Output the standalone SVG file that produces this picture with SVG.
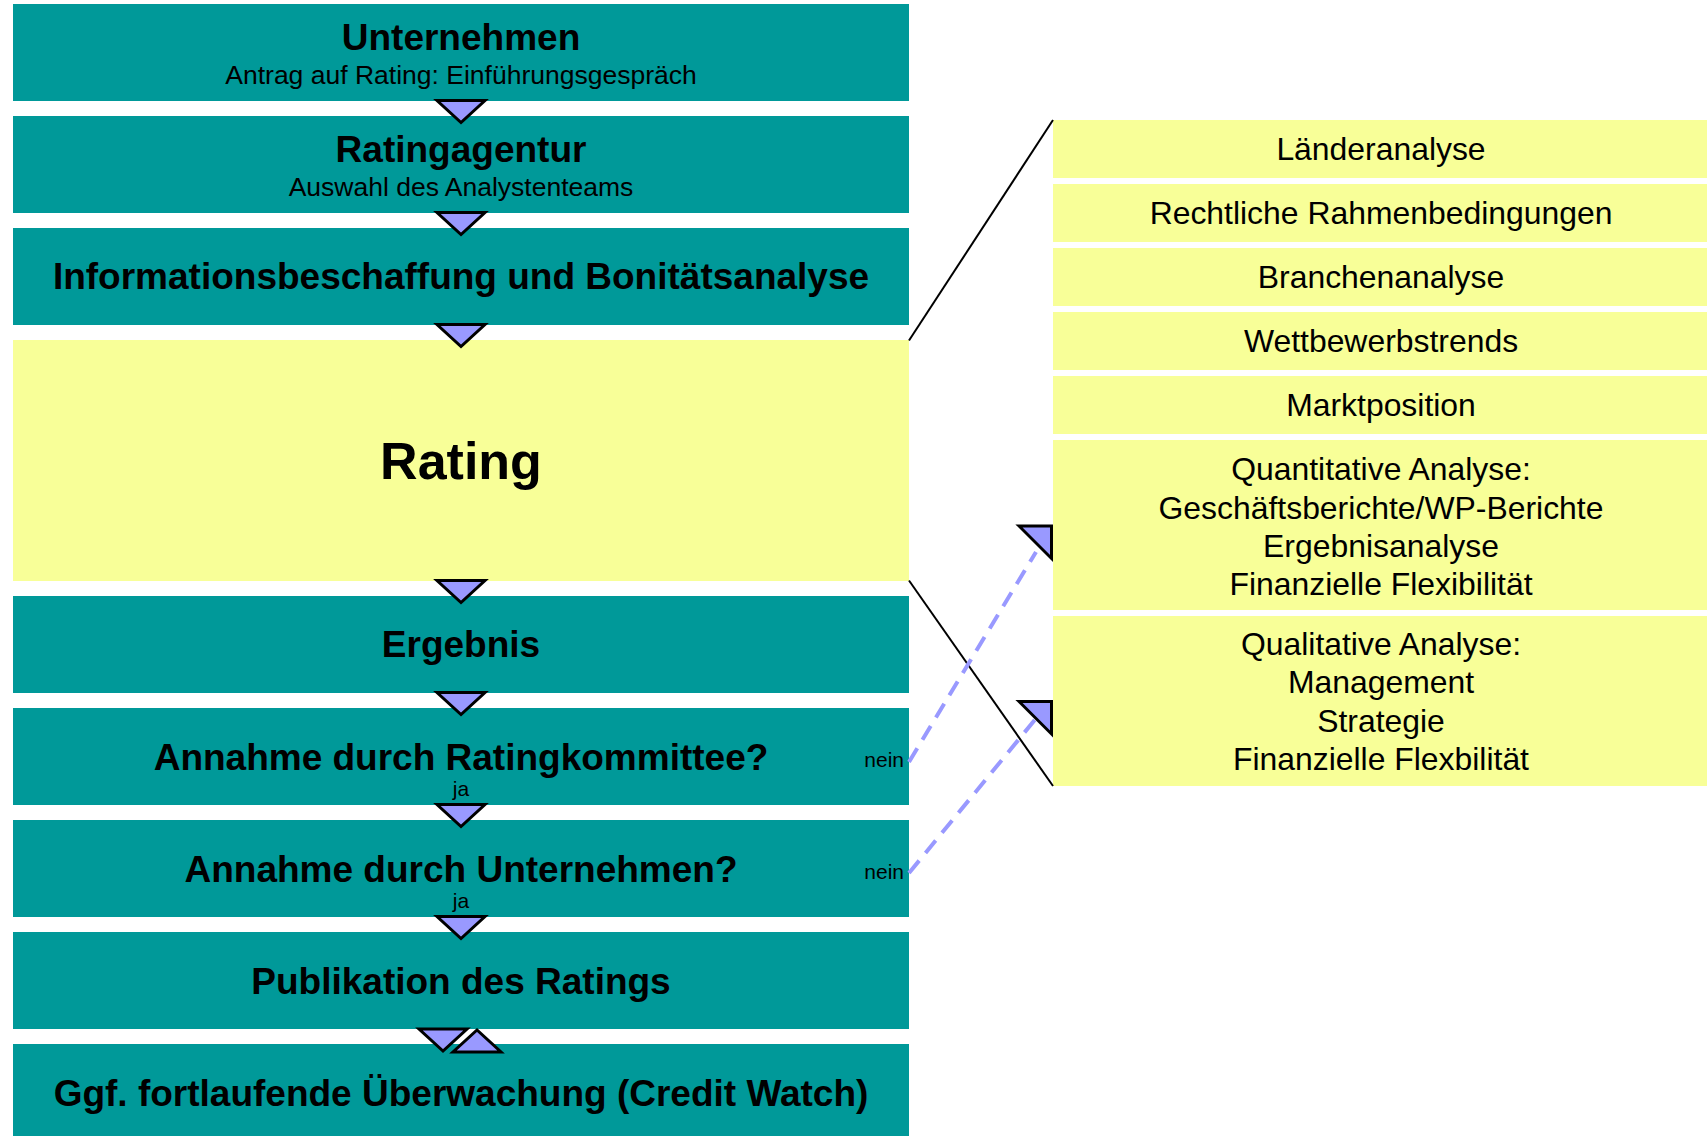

---

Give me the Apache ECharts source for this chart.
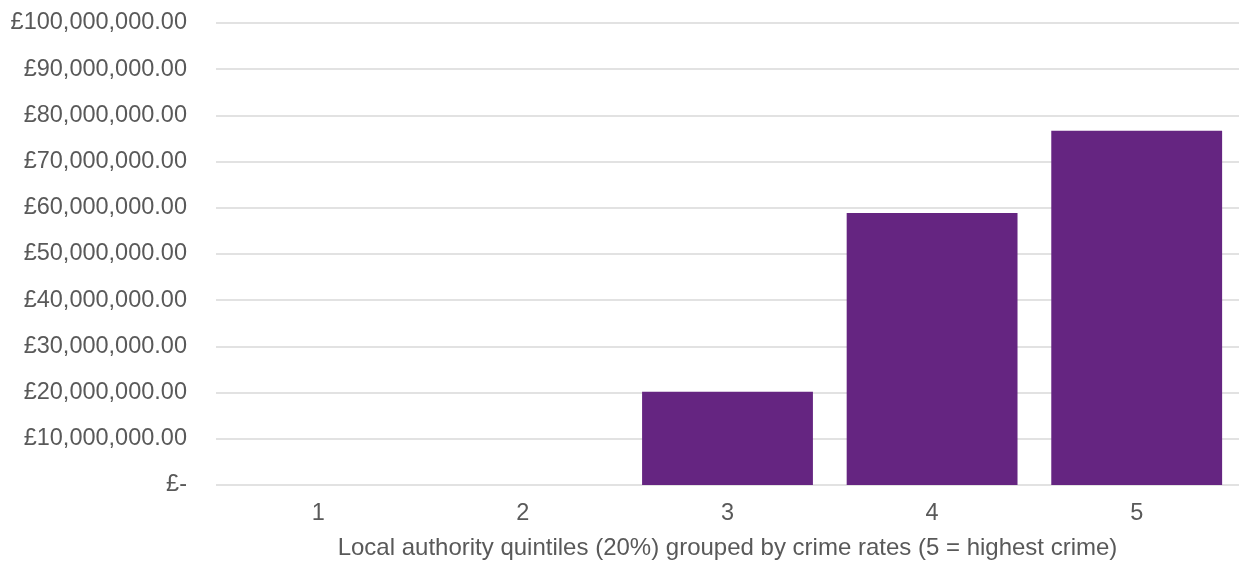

...

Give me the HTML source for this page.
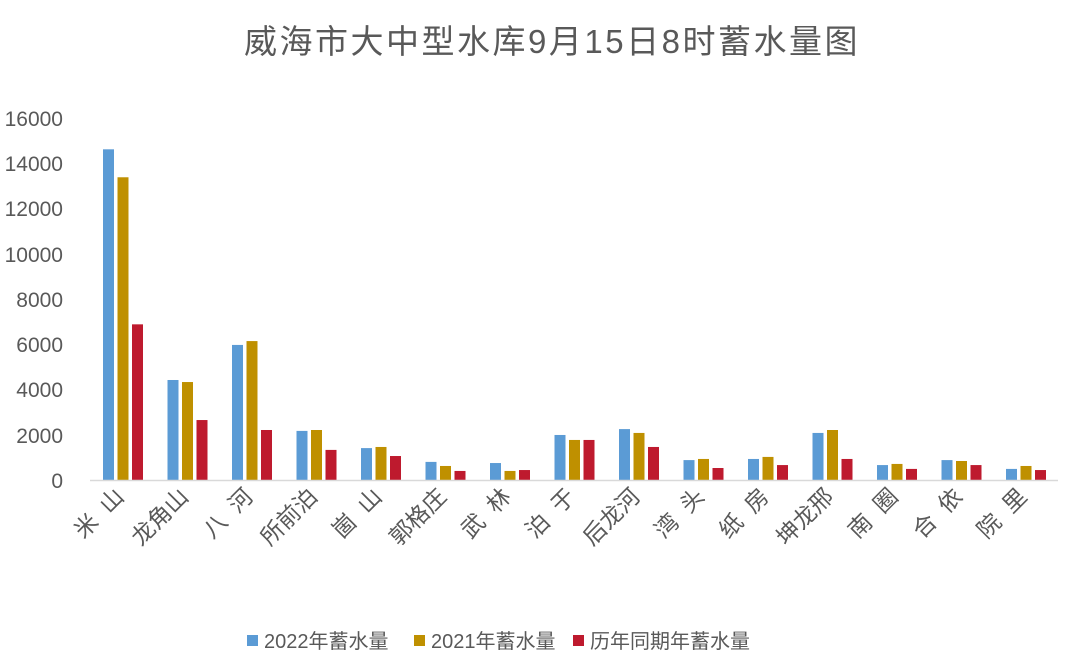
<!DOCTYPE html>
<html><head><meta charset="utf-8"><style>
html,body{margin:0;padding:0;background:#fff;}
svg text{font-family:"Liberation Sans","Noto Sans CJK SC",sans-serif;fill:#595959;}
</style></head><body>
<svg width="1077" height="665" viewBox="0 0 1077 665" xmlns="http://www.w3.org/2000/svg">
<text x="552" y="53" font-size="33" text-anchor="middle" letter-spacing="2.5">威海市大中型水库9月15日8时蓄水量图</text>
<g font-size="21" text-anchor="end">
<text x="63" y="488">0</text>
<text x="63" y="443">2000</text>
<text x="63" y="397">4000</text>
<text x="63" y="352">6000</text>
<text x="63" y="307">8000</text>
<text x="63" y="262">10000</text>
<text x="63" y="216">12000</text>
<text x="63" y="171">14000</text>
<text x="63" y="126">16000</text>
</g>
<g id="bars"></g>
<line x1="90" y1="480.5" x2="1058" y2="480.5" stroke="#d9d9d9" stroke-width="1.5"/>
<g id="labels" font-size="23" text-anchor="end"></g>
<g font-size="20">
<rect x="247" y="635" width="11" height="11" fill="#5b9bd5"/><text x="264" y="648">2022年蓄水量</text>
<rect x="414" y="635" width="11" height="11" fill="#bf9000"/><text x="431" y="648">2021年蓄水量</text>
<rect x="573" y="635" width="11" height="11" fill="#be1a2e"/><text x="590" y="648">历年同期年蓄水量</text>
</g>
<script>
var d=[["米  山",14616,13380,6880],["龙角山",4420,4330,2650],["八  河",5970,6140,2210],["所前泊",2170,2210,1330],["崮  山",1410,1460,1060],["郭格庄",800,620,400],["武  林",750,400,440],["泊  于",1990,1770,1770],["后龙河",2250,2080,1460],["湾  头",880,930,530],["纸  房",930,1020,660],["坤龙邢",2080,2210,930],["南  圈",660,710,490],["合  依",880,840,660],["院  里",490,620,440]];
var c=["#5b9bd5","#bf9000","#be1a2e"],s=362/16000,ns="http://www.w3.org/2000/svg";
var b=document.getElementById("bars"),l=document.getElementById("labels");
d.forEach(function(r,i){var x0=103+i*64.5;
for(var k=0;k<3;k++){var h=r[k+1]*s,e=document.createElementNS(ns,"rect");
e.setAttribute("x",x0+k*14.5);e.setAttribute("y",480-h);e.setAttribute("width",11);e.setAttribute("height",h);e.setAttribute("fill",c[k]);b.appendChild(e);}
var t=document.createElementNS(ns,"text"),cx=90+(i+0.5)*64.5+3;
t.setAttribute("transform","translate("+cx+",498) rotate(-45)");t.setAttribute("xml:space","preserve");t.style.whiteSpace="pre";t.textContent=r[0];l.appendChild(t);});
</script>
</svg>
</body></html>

# [WRITTEN EXERCISE]
Among the lines of the material above, how many include the string "source"? Report only that number.

# [CORRECT ANSWER]
2